I never managed to meet him, but I was saddened to hear that Earl Smallshaw has died. He published many interesting articles on modeling over the years. He was always a pleasure to read, because he was a craftsman who could explain his techniques without becoming didactic or boring.
His family has generously consented to keep his website online so visitors can see and enjoy his Middletown & Mystic Mines Railroad, which is a curious but strikingly effective amalgam of Western mountains and a Connecticut river town. There's a definite "Ash Can School" quality to his city scenes, which capture the crowding and dirt of a New England mill town at its height, and I am also partial to his bridges, buildings, and masonry: he could make a prosaic retaining wall into a thing of real beauty.

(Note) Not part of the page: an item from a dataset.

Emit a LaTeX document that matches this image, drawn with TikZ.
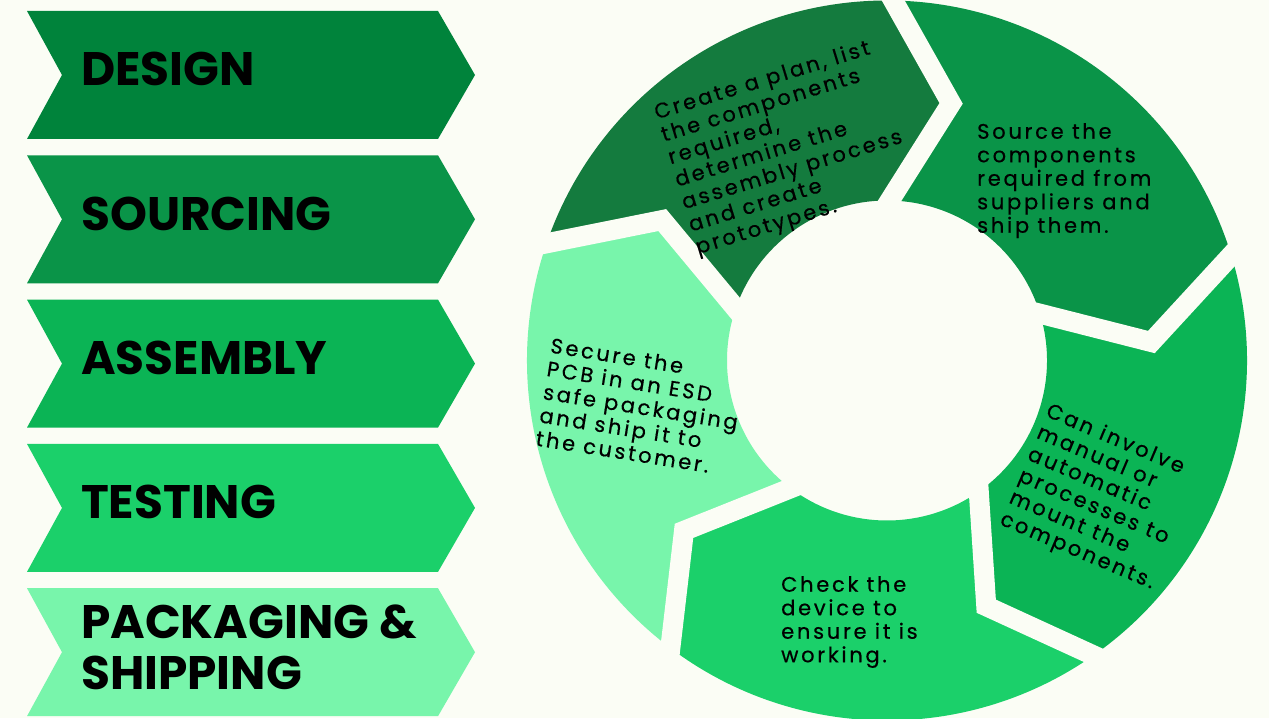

This is a great example of 'modeling as folk art,' but it also highlights how sadly ephemeral a model railroad can be. They sometimes outlive their creator, but not often; usually, the buildings and rolling stock are dispersed among friends or at an estate sale; the rest winds up in the alley. That's understandable; after all, it's a lot to ask the family to give up a room to the trains when the builder is alive to work on it. After he's gone, people want or need to turn the page, and it's a lot of work to keep the railroad running.
For all these reasons, the photos are nice to have, particularly when someone was as good a photographer and modeler as Mr. Smallshaw was. I always enjoyed his articles and pictures, so even though I never met him, it's nice to have access to these photos for a little while longer- they give you a wonderful idea of his skill and his sense of humor.